Nada mais adequado do que permitir, na hipótese, a combinação das técnicas executivas consubstanciadas em uma medida sub-rogatória (desconto parcelado em folha de pagamento) e uma medida expropriatória típica (penhora dos bens), ressalvando-se que o acórdão recorrido, cuidadosamente, afirma que “o valor descontado como forma de pagamento do débito alimentar deverá ser considerado quando da alienação do bem penhorado”, de modo que não há absolutamente nenhum óbice em permitir que a adoção das referidas técnicas executivas de forma concomitante. 

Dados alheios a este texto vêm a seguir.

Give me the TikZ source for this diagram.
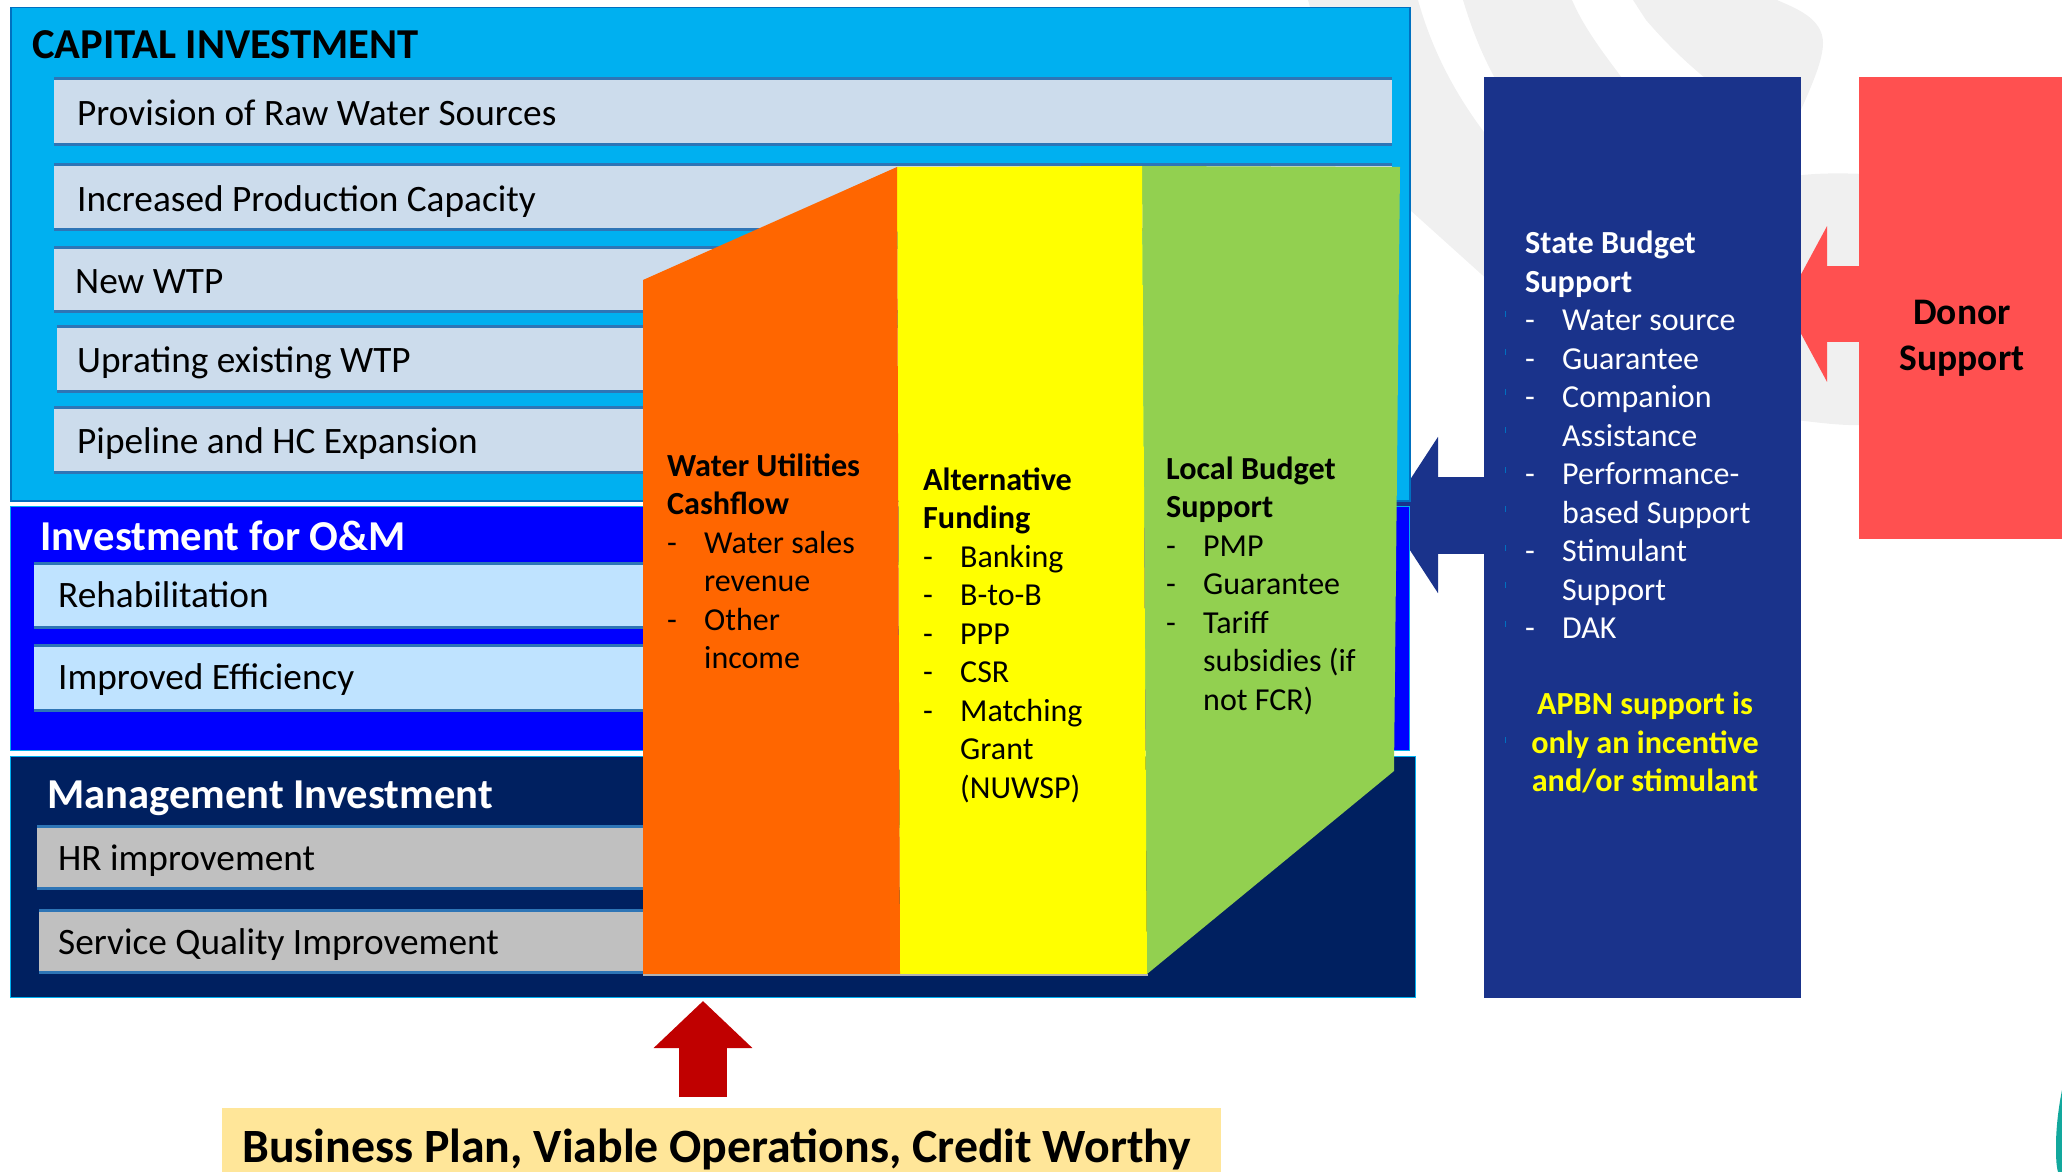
\documentclass[tikz,border=0pt]{standalone}
\usepackage{fontspec}
\setmainfont{Carlito}
\usetikzlibrary{arrows.meta,calc}
\definecolor{wmgrey}{HTML}{F0F0F0}
\definecolor{capblue}{HTML}{00B0F0}
\definecolor{capedge}{HTML}{0070C0}
\definecolor{rowpale}{HTML}{CCDCEC}
\definecolor{rowedge}{HTML}{2E75B6}
\definecolor{ompure}{HTML}{0000FF}
\definecolor{omrow}{HTML}{BFE3FF}
\definecolor{navy}{HTML}{002060}
\definecolor{greyrow}{HTML}{C0C0C0}
\definecolor{orangef}{HTML}{FF6600}
\definecolor{yellowf}{HTML}{FFFF00}
\definecolor{greenf}{HTML}{92D050}
\definecolor{statef}{HTML}{1A338B}
\definecolor{donorf}{HTML}{FF5050}
\definecolor{redarrow}{HTML}{C00000}
\definecolor{sandf}{HTML}{FFE699}
\definecolor{tealf}{HTML}{12A89D}
\newcommand{\itm}[1]{\makebox[37pt][l]{-}#1}
\newcommand{\cont}[1]{\hspace*{37pt}#1}
\newcommand{\bh}[1]{{\bfseries\fontsize{32.2}{38.5}\selectfont #1}}
\tikzset{
  panel/.style={anchor=north west,inner sep=0pt,draw=none},
  rowbox/.style={anchor=north west,inner sep=0pt,text height=27pt,text depth=0pt,align=flush left,text=black,
     font=\fontsize{37.3}{40}\selectfont},
  edgeline/.style={rowedge,line width=3pt},
  head/.style={anchor=base west,inner sep=0pt,font=\bfseries\fontsize{42.6}{46}\selectfont},
  body/.style={anchor=north west,inner sep=0pt,align=flush left,font=\fontsize{32}{38.5}\selectfont}
}
\begin{document}
\begin{tikzpicture}[x=1pt,y=-1pt]
\useasboundingbox (0,0) rectangle (2062,1172);
% watermark
\fill[wmgrey] (1308,0) -- (1418,0) .. controls (1432,50) and (1455,95) .. (1490,140) -- (1490,282) -- (1410,210) .. controls (1370,160) and (1330,80) .. (1308,0) -- cycle;
\fill[wmgrey] (1463,0) .. controls (1472,30) and (1482,55) .. (1497,82) -- (1625,82) .. controls (1605,55) and (1585,30) .. (1572,0) -- cycle;
\fill[wmgrey] (1633,0) -- (1646,20) .. controls (1665,42) and (1685,62) .. (1710,82) -- (1750,112) -- (1800,112) .. controls (1812,85) and (1823,60) .. (1823,43) .. controls (1823,18) and (1795,8) .. (1777,0) -- cycle;
\fill[wmgrey] (1795,176) .. controls (1815,173) and (1840,173) .. (1865,174) -- (1865,425) .. controls (1840,426) and (1815,422) .. (1795,420) -- cycle;
% teal corner
\fill[tealf] (2062,1090) .. controls (2058,1110) and (2056,1130) .. (2056,1145) .. controls (2056,1155) and (2056,1165) .. (2058,1172) -- (2062,1172) -- cycle;
% side boxes (named first so that arrows can start at them)
\coordinate (blueTip) at (1387,515);
\coordinate (donorTip) at (1785,304);
\coordinate (redTip) at (703,1001);
\path node[panel,minimum width=317pt,minimum height=921pt] (state) at (1484,77) {};
\path node[panel,minimum width=203pt,minimum height=462pt] (donor) at (1859,77) {};
\path node[panel,fill=sandf,minimum width=999pt,minimum height=64pt] (plan) at (222,1108) {};
\draw[donorf,line width=76pt,-{Triangle[length=42pt,width=154pt]}] (donor.west |- donorTip) -- (donorTip);
\draw[statef,line width=77pt,-{Triangle[length=51pt,width=154pt]}] (state.west |- blueTip) -- (blueTip);
\draw[redarrow,line width=48pt,-{Triangle[length=47pt,width=96pt]}] (redTip |- plan.north) ++(0,-11) -- (redTip);
\fill[statef] (state.north west) rectangle (state.south east);
\fill[donorf] (donor.north west) rectangle (donor.south east);
% left panels
\node[panel,fill=capblue,draw=capedge,line width=1.5pt,minimum width=1399pt,minimum height=493pt] (capital) at (10,7) {};
\node[panel,fill=ompure,draw=capblue,line width=1pt,minimum width=1399pt,minimum height=244pt] (om) at (10,506) {};
\node[panel,fill=navy,draw=capblue,line width=1pt,minimum width=1405pt,minimum height=241pt] (mgmt) at (10,756) {};
\node[head,text=black] (capT) at (32,59) {CAPITAL INVESTMENT};
\node[head,text=white] (omT) at (40,550) {Investment for O\&M};
\node[head,text=white] (mgT) at (47,808) {Management Investment};
% rows
\node[rowbox,fill=rowpale,minimum width=1338pt,minimum height=65pt,text width=1292pt] (r1) at (54,79) {Provision of Raw Water Sources};
\node[rowbox,fill=rowpale,minimum width=1338pt,minimum height=65pt,text width=1292pt,text height=30pt] (r2) at (54,164) {Increased Production Capacity};
\node[rowbox,fill=rowpale,minimum width=1000pt,minimum height=64pt,text width=958pt,text height=29pt] (r3) at (54,247) {New WTP};
\node[rowbox,fill=rowpale,minimum width=1000pt,minimum height=65pt,text width=960pt] (r4) at (57,326) {Uprating existing WTP};
\node[rowbox,fill=rowpale,minimum width=1000pt,minimum height=65pt,text width=954pt] (r5) at (54,407) {Pipeline and HC Expansion};
\node[rowbox,fill=omrow,minimum width=1000pt,minimum height=64pt,text width=952pt,text height=24pt] (o1) at (34,563) {Rehabilitation};
\node[rowbox,fill=omrow,minimum width=1000pt,minimum height=65pt,text width=952pt,text height=23pt] (o2) at (34,645) {Improved Efficiency};
\node[rowbox,fill=greyrow,minimum width=1000pt,minimum height=62pt,text width=958pt] (g1) at (37,826) {HR improvement};
\node[rowbox,fill=greyrow,minimum width=1000pt,minimum height=62pt,text width=962pt] (g2) at (39,910) {Service Quality Improvement};
\foreach \r in {r1,r2,r3,r4,r5,o1,o2,g1,g2}{
  \draw[edgeline] (\r.north west) -- (\r.north east);
  \draw[edgeline] (\r.south west) -- (\r.south east);
}
% funding columns
\fill[greenf] (1142,166) -- (1400,167) -- (1394,771) -- (1147,974) -- cycle;
\fill[yellowf] (897,167) -- (1142,166) -- (1147,974) -- (900,974) -- cycle;
\fill[orangef] (643,280) -- (897,167) -- (900,974) -- (643,974) -- cycle;
\draw[black!30,line width=1.5pt] (643,975) -- (1148,975);
% column texts
\node[body] (wu) at (667,453.5) {\bh{Water Utilities}\\\bh{Cashflow}\\\itm{Water sales}\\\cont{revenue}\\\itm{Other}\\\cont{income}};
\node[body] (af) at (923,467.5) {\bh{Alternative}\\\bh{Funding}\\\itm{Banking}\\\itm{B-to-B}\\\itm{PPP}\\\itm{CSR}\\\itm{Matching}\\\cont{Grant}\\\cont{(NUWSP)}};
\node[body] (lb) at (1166,456.5) {\bh{Local Budget}\\\bh{Support}\\\itm{PMP}\\\itm{Guarantee}\\\itm{Tariff}\\\cont{subsidies (if}\\\cont{not FCR)}};
\node[body,text=white] (sb) at (1525,231) {\bh{State Budget}\\\bh{Support}\\\itm{Water source}\\\itm{Guarantee}\\\itm{Companion}\\\cont{Assistance}\\\itm{Performance-}\\\cont{based Support}\\\itm{Stimulant}\\\cont{Support}\\\itm{DAK}};
\node[anchor=north,inner sep=0pt,align=center,text=yellowf,font=\bfseries\fontsize{32.2}{38.5}\selectfont] (apbn) at (1645,692) {APBN support is\\only an incentive\\and/or stimulant};
\node[anchor=north,inner sep=0pt,align=center,font=\bfseries\fontsize{37.5}{46}\selectfont] (dn) at (1962,300) {Donor\\Support};
\node[anchor=base west,inner sep=0pt,font=\bfseries\fontsize{47.8}{50}\selectfont] (pl) at (242,1162) {Business Plan, Viable Operations, Credit Worthy};
% clipped bullet remnants
\foreach \yy in {314,352,392,430,470,509,548,585,624,740}{
  \fill[capedge] (1504.5,\yy-3) rectangle (1505.5,\yy+3);
}
\end{tikzpicture}
\end{document}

Ressalte-se, finalmente, que a hipótese envolve verba que, a despeito da antiguidade da dívida, não perdeu a sua natureza alimentar, somada ao fato de que se trata, segundo se observa da decisão de 1º grau e do acórdão recorrido, de um devedor contumaz, comprovadamente renitente e que efetivamente possui formas de adimplir a obrigação. 

Por esses motivos, não há que se falar em violação aos dispositivos legais invocados – arts. 530, 805, caput, 831 e 913, todos do CPC/15 –, porque a escolha e combinação de técnicas executivas, inclusive no que se refere à adoção de medidas atípicas, encontra-se amplamente respaldada, na hipótese, pelos arts. 4º e 139, IV, ambos do CPC/15. 

2. CONCLUSÃO. 

Forte nessas razões, CONHEÇO e NEGO PROVIMENTO ao recurso especial.